◆ Directive: Write out the lines from the top of the material through the line with "3.76, 4.39, 5.00]", exactly and with nothing added.

◆ Data provided:
================================
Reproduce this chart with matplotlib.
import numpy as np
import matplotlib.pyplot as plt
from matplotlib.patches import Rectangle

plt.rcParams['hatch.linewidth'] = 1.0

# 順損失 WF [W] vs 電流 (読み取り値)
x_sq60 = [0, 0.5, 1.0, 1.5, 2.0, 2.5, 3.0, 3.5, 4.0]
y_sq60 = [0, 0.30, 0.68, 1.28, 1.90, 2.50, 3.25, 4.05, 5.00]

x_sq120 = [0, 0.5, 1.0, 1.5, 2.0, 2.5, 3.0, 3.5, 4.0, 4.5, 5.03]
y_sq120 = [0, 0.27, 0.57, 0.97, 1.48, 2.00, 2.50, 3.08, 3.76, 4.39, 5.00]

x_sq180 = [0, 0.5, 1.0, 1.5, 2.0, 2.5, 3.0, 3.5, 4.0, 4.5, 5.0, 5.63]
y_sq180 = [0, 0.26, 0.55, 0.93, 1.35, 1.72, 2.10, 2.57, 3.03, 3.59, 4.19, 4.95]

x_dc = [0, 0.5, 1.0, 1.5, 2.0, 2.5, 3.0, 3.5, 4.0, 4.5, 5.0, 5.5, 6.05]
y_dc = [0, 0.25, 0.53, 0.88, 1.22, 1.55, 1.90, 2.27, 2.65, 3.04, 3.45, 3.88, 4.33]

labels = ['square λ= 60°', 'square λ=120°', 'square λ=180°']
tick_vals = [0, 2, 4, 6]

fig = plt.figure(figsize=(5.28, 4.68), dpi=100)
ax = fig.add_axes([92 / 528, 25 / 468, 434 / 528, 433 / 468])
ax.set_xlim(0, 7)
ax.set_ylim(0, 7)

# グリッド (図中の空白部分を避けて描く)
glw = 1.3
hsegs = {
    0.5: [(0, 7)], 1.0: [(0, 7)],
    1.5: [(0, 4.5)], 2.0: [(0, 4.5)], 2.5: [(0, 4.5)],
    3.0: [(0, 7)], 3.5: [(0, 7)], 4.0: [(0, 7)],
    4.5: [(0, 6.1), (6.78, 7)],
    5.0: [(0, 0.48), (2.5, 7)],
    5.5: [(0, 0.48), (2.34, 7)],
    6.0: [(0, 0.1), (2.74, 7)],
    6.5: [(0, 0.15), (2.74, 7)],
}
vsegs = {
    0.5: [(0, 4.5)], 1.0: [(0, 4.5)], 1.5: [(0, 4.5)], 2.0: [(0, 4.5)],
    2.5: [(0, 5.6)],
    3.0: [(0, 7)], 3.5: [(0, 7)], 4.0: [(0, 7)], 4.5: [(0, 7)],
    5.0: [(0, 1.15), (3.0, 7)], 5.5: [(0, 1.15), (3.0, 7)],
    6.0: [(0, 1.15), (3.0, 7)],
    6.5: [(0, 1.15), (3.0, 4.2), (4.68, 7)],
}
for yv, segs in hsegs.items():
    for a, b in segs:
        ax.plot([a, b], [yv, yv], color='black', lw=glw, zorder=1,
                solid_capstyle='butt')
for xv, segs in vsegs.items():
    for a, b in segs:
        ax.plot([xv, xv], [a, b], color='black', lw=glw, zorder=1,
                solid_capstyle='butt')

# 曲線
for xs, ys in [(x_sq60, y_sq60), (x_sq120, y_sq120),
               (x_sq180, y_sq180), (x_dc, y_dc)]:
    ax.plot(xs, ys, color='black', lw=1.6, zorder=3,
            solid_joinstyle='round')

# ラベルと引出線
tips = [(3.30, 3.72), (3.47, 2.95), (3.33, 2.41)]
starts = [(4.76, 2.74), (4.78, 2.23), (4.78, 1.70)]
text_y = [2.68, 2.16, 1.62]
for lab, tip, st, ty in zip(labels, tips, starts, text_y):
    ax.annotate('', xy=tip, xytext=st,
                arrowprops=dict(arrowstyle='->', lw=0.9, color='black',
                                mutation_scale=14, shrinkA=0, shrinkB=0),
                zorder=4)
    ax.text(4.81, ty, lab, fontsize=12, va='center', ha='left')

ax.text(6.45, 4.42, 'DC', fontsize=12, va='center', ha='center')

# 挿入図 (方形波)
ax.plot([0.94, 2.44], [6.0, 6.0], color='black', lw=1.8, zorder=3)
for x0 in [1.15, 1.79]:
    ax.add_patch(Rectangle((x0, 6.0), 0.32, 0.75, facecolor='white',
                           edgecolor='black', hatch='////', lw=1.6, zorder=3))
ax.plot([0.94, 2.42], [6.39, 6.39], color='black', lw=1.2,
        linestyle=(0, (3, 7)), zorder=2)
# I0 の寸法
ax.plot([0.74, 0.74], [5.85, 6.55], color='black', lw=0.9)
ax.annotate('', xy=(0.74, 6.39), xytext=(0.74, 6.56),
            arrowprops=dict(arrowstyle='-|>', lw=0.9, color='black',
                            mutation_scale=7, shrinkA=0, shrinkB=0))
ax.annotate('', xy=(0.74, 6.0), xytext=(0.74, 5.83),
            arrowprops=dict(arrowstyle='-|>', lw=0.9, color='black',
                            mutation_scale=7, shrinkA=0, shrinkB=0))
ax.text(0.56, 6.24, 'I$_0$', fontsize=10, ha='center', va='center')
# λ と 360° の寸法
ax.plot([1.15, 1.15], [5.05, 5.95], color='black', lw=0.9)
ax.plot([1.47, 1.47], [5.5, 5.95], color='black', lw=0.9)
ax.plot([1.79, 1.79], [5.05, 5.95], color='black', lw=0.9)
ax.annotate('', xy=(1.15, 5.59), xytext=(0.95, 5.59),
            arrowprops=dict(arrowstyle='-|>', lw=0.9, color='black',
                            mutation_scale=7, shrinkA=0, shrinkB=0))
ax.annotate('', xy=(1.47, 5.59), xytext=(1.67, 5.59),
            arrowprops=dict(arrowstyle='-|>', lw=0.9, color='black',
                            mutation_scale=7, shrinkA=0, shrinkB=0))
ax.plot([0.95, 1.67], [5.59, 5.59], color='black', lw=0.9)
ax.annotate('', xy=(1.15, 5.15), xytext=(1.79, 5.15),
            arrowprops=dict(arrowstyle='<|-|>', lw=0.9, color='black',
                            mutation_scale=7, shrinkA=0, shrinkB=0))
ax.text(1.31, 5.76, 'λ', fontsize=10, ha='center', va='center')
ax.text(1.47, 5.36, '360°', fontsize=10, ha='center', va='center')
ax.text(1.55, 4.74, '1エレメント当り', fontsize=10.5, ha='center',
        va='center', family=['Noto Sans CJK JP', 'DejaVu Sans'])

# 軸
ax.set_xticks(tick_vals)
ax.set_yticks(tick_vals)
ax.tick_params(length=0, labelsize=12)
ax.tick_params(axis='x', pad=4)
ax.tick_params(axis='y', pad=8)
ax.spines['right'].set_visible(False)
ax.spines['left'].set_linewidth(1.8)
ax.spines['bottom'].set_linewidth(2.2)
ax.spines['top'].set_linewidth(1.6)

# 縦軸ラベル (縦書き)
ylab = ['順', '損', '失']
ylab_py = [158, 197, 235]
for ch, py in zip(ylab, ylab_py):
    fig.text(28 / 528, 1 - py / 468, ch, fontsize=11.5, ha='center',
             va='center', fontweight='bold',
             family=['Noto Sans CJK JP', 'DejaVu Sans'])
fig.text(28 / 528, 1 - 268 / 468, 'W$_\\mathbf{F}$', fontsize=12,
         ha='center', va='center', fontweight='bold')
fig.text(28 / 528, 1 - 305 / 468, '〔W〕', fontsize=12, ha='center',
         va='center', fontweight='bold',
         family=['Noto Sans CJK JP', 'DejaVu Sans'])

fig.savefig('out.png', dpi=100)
================================
◆ Reply to the task:
Reproduce this chart with matplotlib.
import numpy as np
import matplotlib.pyplot as plt
from matplotlib.patches import Rectangle

plt.rcParams['hatch.linewidth'] = 1.0

# 順損失 WF [W] vs 電流 (読み取り値)
x_sq60 = [0, 0.5, 1.0, 1.5, 2.0, 2.5, 3.0, 3.5, 4.0]
y_sq60 = [0, 0.30, 0.68, 1.28, 1.90, 2.50, 3.25, 4.05, 5.00]

x_sq120 = [0, 0.5, 1.0, 1.5, 2.0, 2.5, 3.0, 3.5, 4.0, 4.5, 5.03]
y_sq120 = [0, 0.27, 0.57, 0.97, 1.48, 2.00, 2.50, 3.08, 3.76, 4.39, 5.00]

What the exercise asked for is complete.